Mas Gran Torino é todo construído sobre um signo específico: o corpo de Clint Eastwood. Constamentemente filmado em closes estilizados e planos que salientam a passagem do tempo para Kowalski – e também para o ator, sem pudor algum -, o rosto de Clint traz em suas linhas uma sempre impressionante e avassaladora carga dramática. Por mais fortes que sejam as cenas de violência efetivamente distribuídas ao longo do filme, a verdadeira dureza em Gran Torino é marcada pelo olhar de Eastwood, seus gestos e a maneira com que administra as mais delicadas situações – sempre determinadas pelo trauma de quem teve de lidar com a violência e acabou tendo sua visão do mundo reavaliada por ela.

E é desta reavaliação de valores que trata em sua essência Gran Torino, mas num efeito reverso, de assimilação do mundo ao redor. Walt começa o filme como um típico americano conservador, na pior concepção da palavra: racista, rancoroso, egoísta e desencaixado do mundo em que vive – sem aceitar, por exemplo, as tatuagens e piercings da neta, ou qualquer outra coisa que deixe em evidência que seu tempo já acabou, que os dias são outros. A amizade que surge com seu vizinho adolescente e de ascendência coreana, assim como as constantes conversas com o padre, porém, fazem com que Walt comece a conhecer melhor alguns aspectos da sociedade que julgava sem compreender. A relação de afetividade entre ele e o garoto, especialmente, é pontuada por diversos momentos de auto-conhecimento e auto-avaliação, ao mesmo tempo em que os valores considerados importantes para a fundamentação do caráter masculino são transmitidos por Kowalski ao rapaz (afinal, o conservadorismo também traz consigo um ideal de homem ainda hoje evidenciado como base da masculinidade).

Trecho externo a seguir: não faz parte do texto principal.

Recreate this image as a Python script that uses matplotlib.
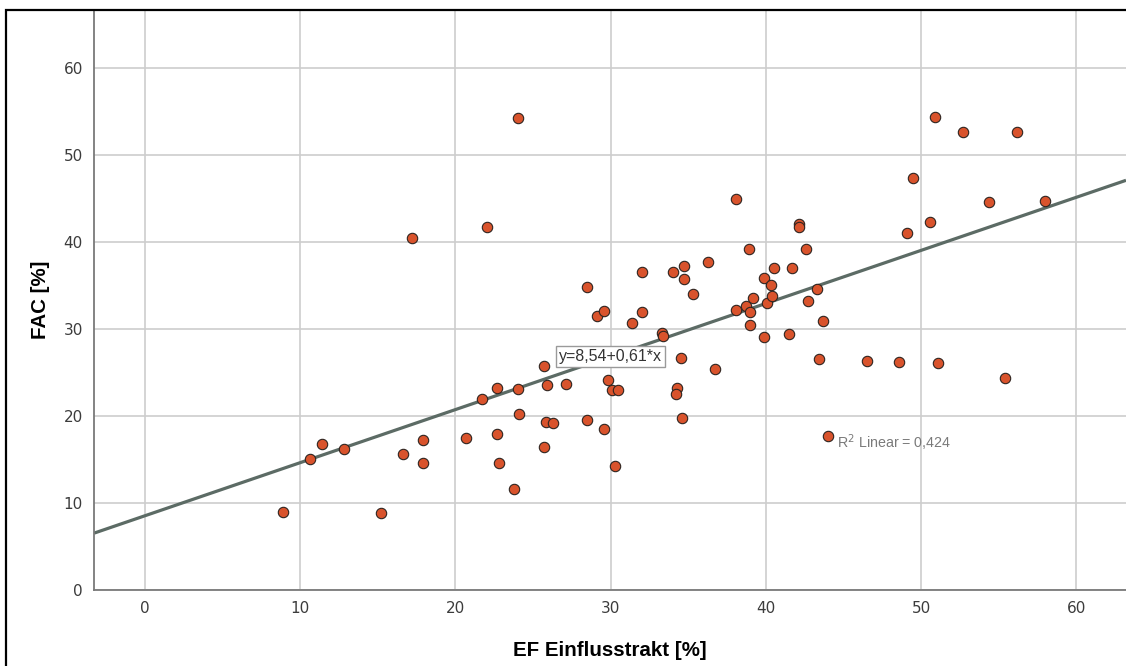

São encontradas por aí algumas reclamações pesadas sobre dois aspectos de Gran Torino - aparentemente as críticas não fugirão muito disso -,  a quantidade de clichês do roteiro e os atores que contracenam diretamente com Eastwood nos momentos-chave do filme. No que diz respeito aos atores considero uma grande injustiça, já que tanto Cory Hardrict quanto os demais personagens de suporte seguram a bronca muito bem. Mas o que realmente intriga é saber como seria possível Gran Torino sem o que costumam ter por “clichês”, principalmente se analisarmos o filme dentro do contexto geral da carreira de Eastwood e do próprio Cinema. Eastwood encerra alguns de seus temas preferidos com um protagonista que ao mesmo tempo é uma síntese e uma subversão a boa parte de suas caracterizações - quase uma auto-avaliação, um processo semelhante ao que passa Kowalski durante o filme.

O final, em especial, é a desconstrução definitiva de sua figura mitológica - e do mito de herói também, de uma forma ainda mais abrangente. Poderia talvez afirmar ainda que é um encerramento planejado do que até hoje entendeu-se por eastwoodiano no Cinema - o fato de o próximo filme ser uma biografia de Mandela até dá liberdade pra uma suposição dessas, mas ainda é cedo demais pra ter certeza. De qualquer forma, sabe-se apenas que Eastwood decidiu encerrar sua carreira como ator com este personagem, o que me parece uma decisão acertadíssima - incrível como saber disso deixa os momentos finais com um sabor ainda mais amargo.

Dessa forma, é praticamente impossível segurar as lágrimas quando você começa a ouvir a voz de Clint interpretando a canção tema, enquanto os créditos finais invadem a tela. O filme definitivo de Eastwood.

Comentários (3)

Angelão | sexta-feira, 18 de Maio de 2012 - 14:09

Maravilhosa crítica.

Joéser Mariano da Silva | quarta-feira, 17 de Julho de 2013 - 13:02

Considero esse um dos melhores filmes do Clint é muito bem feito e mesmo que eventualmente recorra a clichês, o filme passa uma sensação de que a vida das pesssoas gira em falso com as dores que carregamos

Cristian Oliveira Bruno | terça-feira, 26 de Novembro de 2013 - 17:18

Poucos atores conseguem sustentar um filme como protagonistas depois de uma certa idade (embora eu considere isso um absurdo!) Mas Clint tem uma presença tão forte e marcante que é impossível desviar o olhar dele durante toda a projeção.